The premise is nothing out of the common--the two main characters used to like each other during middle school, got separated and then found each other again years
...
later. However, they had changed, and not for the better. The female lead, Futaba, has drastically altered her persona in order to be accepted. The male lead, Kou, has become a cold, condescending asshole as a shield against the rest of the world. It's no wonder they initially dislike each other.
Mostly.
Surprisingly, Futaba is quite likeable from the beginning. From what I've read, she's relatable enough for people to root for her from the very beginning. In my case, I mostly relate to Kou, but that's because I relate to asshole male leads in general. Ironically.

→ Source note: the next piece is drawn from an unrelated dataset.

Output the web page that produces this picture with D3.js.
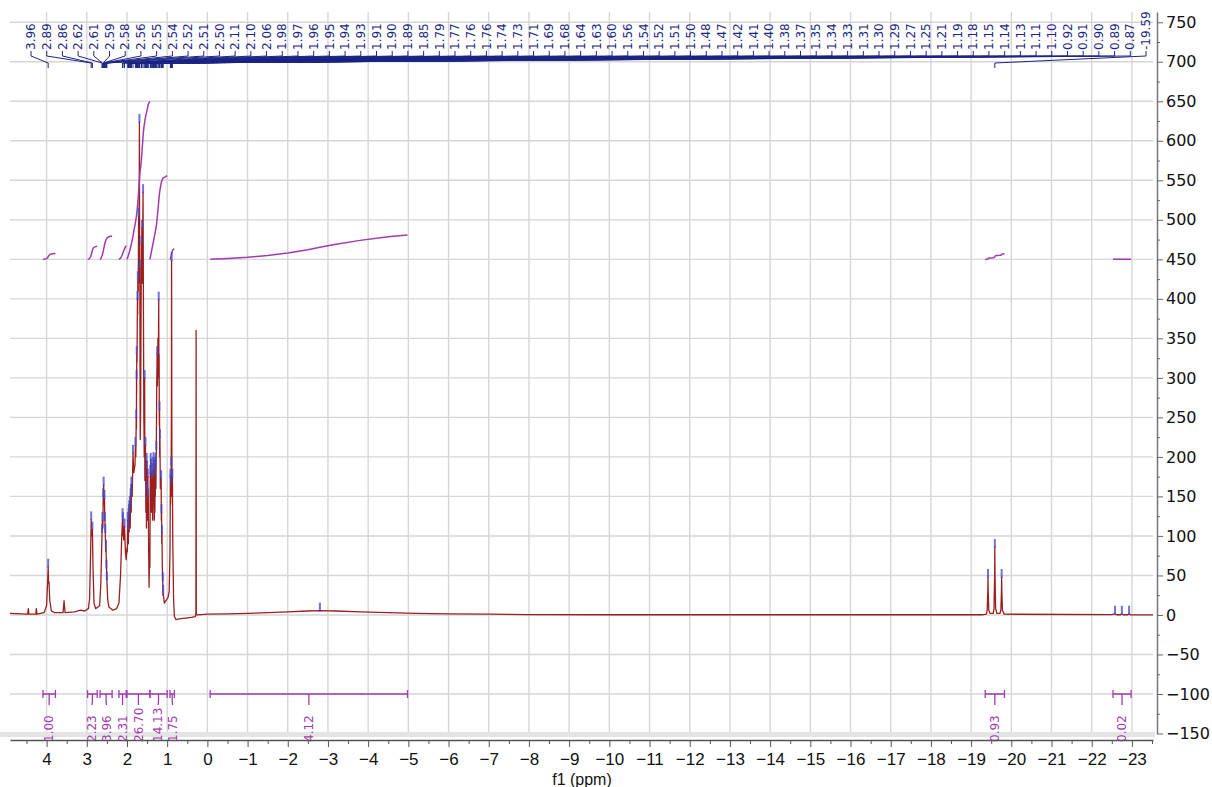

Speaking of which, Kou turned out to be intriguing from the beginning as well, mostly because, like Futaba, he does have depth beneath the usual archetype. Kou's sadness is palpable the way Futaba's own loneliness is, which make them all the more real.
Sadly, sans Kou's older brother, the rest of the cast seems fairly dull not because they lack screentime, but because they seem closer to their own archetypes than the main leads. We get the lone wolf, Murao, the girly sweetie-pie, Yuuri, and the overly-energetic dude, Kominato. Their actions and thoughts are too predictable which is disappointing because they do have potential.
If I were to mention the anime's highlight... it would be the art. Those watercolor backgrounds can be plain spectacular at times, and the animation, along with the soundtrack, effectively conveys an atmosphere fitting the story's themes. The art style has to be one of my favorite among shoujo. It's detailed without being over-the-top and very distinctive as well. In fact, I may or may not have initially read the manga because of the art. It would've been among my top 20 had an idiotic character not been introduced halfway just for drama, apparently. But that's another story.
Ao Haru Ride is not groundbreaking, but it's good. It does try to convey a message rather than just mindlessly entertain. The characters do grow and mature, Kou even more so than Futaba herself. There's a fair share of genuinely tender scenes and a couple that really did 'tug at my heartstrings'. I'd consider it above average, but not among the best of the genre. Except for the art. I'm in love with the art. Damn Sugisaka Io.